Builder’s risk and umbrella insurance are situational. If you stick to small repairs and maintenance, you can skip them. If you regularly do renovation projects or work on high-value properties, they fill real gaps.
Gather Your Business Details
Insurers will ask for your business name, address, what services you perform, the number of employees, estimated payroll, annual revenue, value of your tools and equipment, and any past insurance claims. Having this ready before you start quoting saves time and gets you more accurate pricing.
Get Multiple Quotes
Apply through at least three sources. Online platforms like NEXT Insurance and Hiscox let you quote in minutes. An independent insurance agent can compare multiple carriers at once. If you want hands-on guidance, a broker who specializes in contractor coverage can help with the specifics.
Many general contractors and property managers require a certificate of insurance (COI) before they will let you on their job site. Make sure whichever carrier you pick can issue COIs quickly. NEXT and Hiscox both offer instant online COI generation, which matters when a GC calls you for a job tomorrow morning.

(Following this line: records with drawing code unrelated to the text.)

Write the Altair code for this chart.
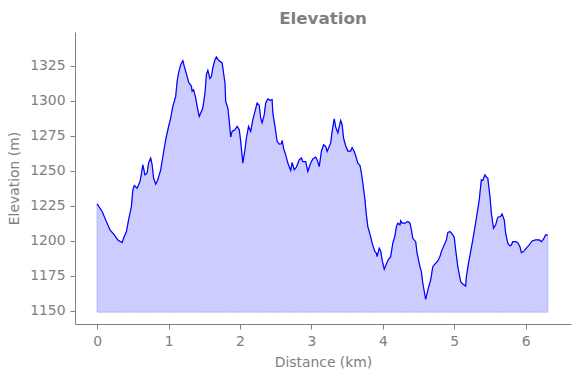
import altair as alt
import pandas as pd

distance = [0.00, 0.07, 0.13, 0.18, 0.24, 0.29, 0.35, 0.37, 0.41, 0.44, 0.48, 0.50, 0.52, 0.56,
            0.60, 0.62, 0.64, 0.67, 0.70, 0.72, 0.75, 0.77, 0.79, 0.82, 0.85, 0.89, 0.92, 0.96,
            0.99, 1.03, 1.06, 1.10, 1.12, 1.14, 1.17, 1.20, 1.22, 1.26, 1.28, 1.32, 1.33, 1.35,
            1.38, 1.40, 1.43,
            1.48, 1.51, 1.53, 1.55, 1.58, 1.60, 1.62, 1.65, 1.67, 1.70, 1.75, 1.79, 1.80, 1.83,
            1.85, 1.87, 1.89, 1.93, 1.96, 1.99, 2.01, 2.04, 2.07, 2.09, 2.12, 2.15, 2.18, 2.21,
            2.24, 2.27, 2.29, 2.31, 2.34, 2.36, 2.39, 2.42, 2.45, 2.46, 2.49, 2.52, 2.55, 2.58,
            2.59, 2.61, 2.64, 2.67, 2.71, 2.73, 2.76, 2.79, 2.83, 2.86, 2.88, 2.92,
            2.95, 2.99, 3.02, 3.06, 3.08, 3.11, 3.14, 3.17, 3.20, 3.22, 3.25, 3.27, 3.29, 3.32,
            3.34, 3.37, 3.41, 3.43, 3.45, 3.48, 3.51, 3.55, 3.57, 3.60, 3.63, 3.65, 3.68, 3.70,
            3.72, 3.75, 3.77, 3.79, 3.83, 3.85, 3.89, 3.91, 3.92, 3.95, 3.97, 3.99, 4.02, 4.05,
            4.08, 4.11, 4.14,
            4.17, 4.19, 4.21, 4.24, 4.25, 4.27, 4.31, 4.35, 4.38, 4.40, 4.42, 4.46, 4.48, 4.52,
            4.54, 4.56, 4.60, 4.62, 4.64, 4.67, 4.70, 4.74, 4.77, 4.80, 4.82, 4.86, 4.89, 4.91,
            4.94, 4.97, 5.00, 5.02, 5.05, 5.09, 5.12, 5.16, 5.17, 5.20,
            5.26, 5.31, 5.35, 5.38, 5.40, 5.43, 5.45, 5.47, 5.50, 5.52, 5.55, 5.58, 5.61, 5.65,
            5.67, 5.70, 5.72, 5.75, 5.78, 5.80, 5.82, 5.86, 5.89, 5.92, 5.94, 5.97, 6.01, 6.05,
            6.09, 6.14, 6.19, 6.22, 6.25, 6.28, 6.31]

elevation = [1226.3, 1220.8, 1213.6, 1207.7, 1204.1, 1200.5, 1198.6, 1201.7, 1206.5, 1214.8,
             1224.4, 1236.3, 1239.4, 1237.5, 1242.2, 1247.7, 1254.2, 1247.0, 1248.3, 1255.4,
             1259.0, 1254.2, 1244.7, 1240.4, 1243.5, 1250.6, 1260.1, 1272.1, 1279.2, 1287.6,
             1295.9, 1303.0, 1313.8, 1319.8, 1325.7, 1328.6, 1324.5, 1317.3, 1313.3, 1310.2,
             1306.6, 1307.8, 1301.9, 1295.9, 1288.7,
             1294.7, 1305.5, 1318.6, 1321.6, 1315.7, 1317.3, 1323.3, 1329.3, 1331.2, 1328.8,
             1326.9, 1312.6, 1299.5, 1294.7, 1285.2, 1274.0, 1278.0, 1279.2, 1281.6, 1279.2,
             1270.9, 1255.4, 1264.9, 1273.3, 1281.6, 1278.0, 1286.4, 1292.3, 1298.3, 1296.6,
             1287.6, 1284.0, 1290.0, 1298.3, 1301.2, 1300.2, 1300.7, 1291.2, 1281.6, 1270.9,
             1269.0, 1269.2, 1271.6, 1266.1, 1261.3, 1255.4, 1250.1, 1255.8, 1250.6, 1252.5,
             1257.8, 1259.0, 1256.5, 1256.5,
             1249.4, 1255.4, 1258.3, 1259.7, 1257.8, 1252.9, 1263.7, 1268.5, 1267.3, 1263.7,
             1267.3, 1269.7, 1278.0, 1286.9, 1281.2, 1276.9, 1285.9, 1282.8, 1273.3, 1267.8,
             1264.0, 1264.0, 1266.5, 1263.7, 1259.0, 1255.4, 1253.7, 1248.3, 1241.1, 1229.1,
             1218.4, 1210.0, 1202.9, 1198.2, 1192.2, 1191.0, 1188.6, 1194.6, 1192.7, 1186.2,
             1179.6, 1183.4, 1186.7, 1188.6, 1198.2,
             1203.5, 1210.0, 1212.5, 1211.3, 1214.3, 1212.5, 1212.5, 1213.7, 1212.5, 1207.7,
             1201.7, 1199.3, 1191.0, 1181.4, 1177.9, 1169.6, 1158.1, 1162.4, 1166.7, 1171.9,
             1181.4, 1183.9, 1185.5, 1188.6, 1192.2, 1197.0, 1200.5, 1205.8, 1206.5, 1204.8,
             1202.5, 1193.4, 1181.4, 1170.7, 1169.1, 1167.6, 1174.3, 1183.9,
             1200.5, 1216.0, 1229.1, 1243.5, 1243.0, 1247.0, 1245.4, 1244.7, 1231.5, 1219.6,
             1208.8, 1211.3, 1216.8, 1217.2, 1219.1, 1214.8, 1205.3, 1198.2, 1196.2, 1196.9,
             1199.3, 1199.3, 1198.6, 1195.7, 1191.5, 1192.2, 1194.6, 1197.0, 1199.8, 1200.5,
             1200.5, 1199.3, 1201.0, 1204.1, 1204.1]

fill_base = 1149.0
x_ticks = [0, 1, 2, 3, 4, 5, 6]
y_ticks = [1150, 1175, 1200, 1225, 1250, 1275, 1300, 1325]

df = pd.DataFrame({"distance": distance, "elevation": elevation})
df["base"] = fill_base

x_enc = alt.X("distance:Q",
              scale=alt.Scale(domain=[-0.31, 6.635], nice=False, zero=False),
              axis=alt.Axis(values=x_ticks, title="Distance (km)", format="d"))
y_enc = alt.Y("elevation:Q",
              scale=alt.Scale(domain=[1140.5, 1349], nice=False, zero=False),
              axis=alt.Axis(values=y_ticks, title="Elevation (m)", format="d"))

area = alt.Chart(df).mark_area(
    color="#ccccff", stroke="#b3b3ff", strokeWidth=1
).encode(x=x_enc, y=y_enc, y2="base:Q")

line = alt.Chart(df).mark_line(color="#0000ff", strokeWidth=1.2).encode(
    x="distance:Q", y="elevation:Q"
)

chart = alt.layer(area, line).properties(
    width=496,
    height=292,
    autosize="none",
    padding={"left": 75, "top": 32, "right": 9, "bottom": 54},
    title=alt.TitleParams(
        "Elevation", font="DejaVu Sans", fontSize=16.7, fontWeight="bold",
        color="gray", anchor="middle", offset=4
    ),
).configure_view(stroke=None).configure_axis(
    grid=False,
    domainColor="gray",
    tickColor="gray",
    labelColor="gray",
    titleColor="gray",
    labelFont="DejaVu Sans",
    titleFont="DejaVu Sans",
    labelFontSize=13.9,
    titleFontSize=13.9,
    titleFontWeight="normal",
    tickSize=5,
    labelPadding=5,
    domainWidth=1,
    tickWidth=1,
).configure_axisY(titlePadding=8).configure_axisX(titlePadding=8)

chart.save("out.html", embed_options={"renderer": "svg", "actions": False})
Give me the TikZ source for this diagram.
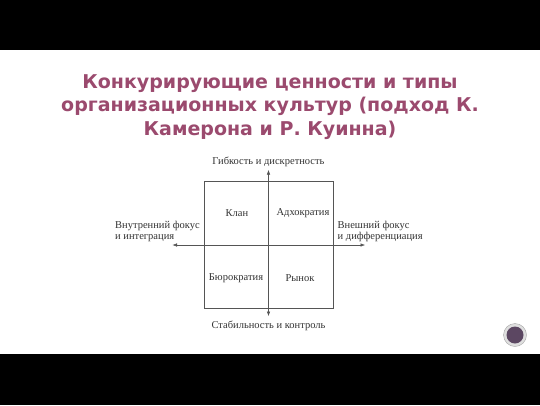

Quick Tip: If you do any work as a sub for general contractors, ask what insurance minimums they require before you buy your policy. Many GCs require $1M/$2M general liability limits and active workers’ comp. Buying the wrong limits means paying twice when you have to upgrade.
Review and Buy
Compare the quotes on coverage limits, deductibles, exclusions, and how the carrier handles claims. The cheapest policy is not always the best if it excludes the types of work you actually perform or has a $5,000 deductible that makes small claims worthless.
Once you buy, save your policy documents and COI digitally and in print. Set a calendar reminder for renewal. Reassess your coverage annually, especially if you add services, hire employees, buy expensive equipment, or start taking on larger projects.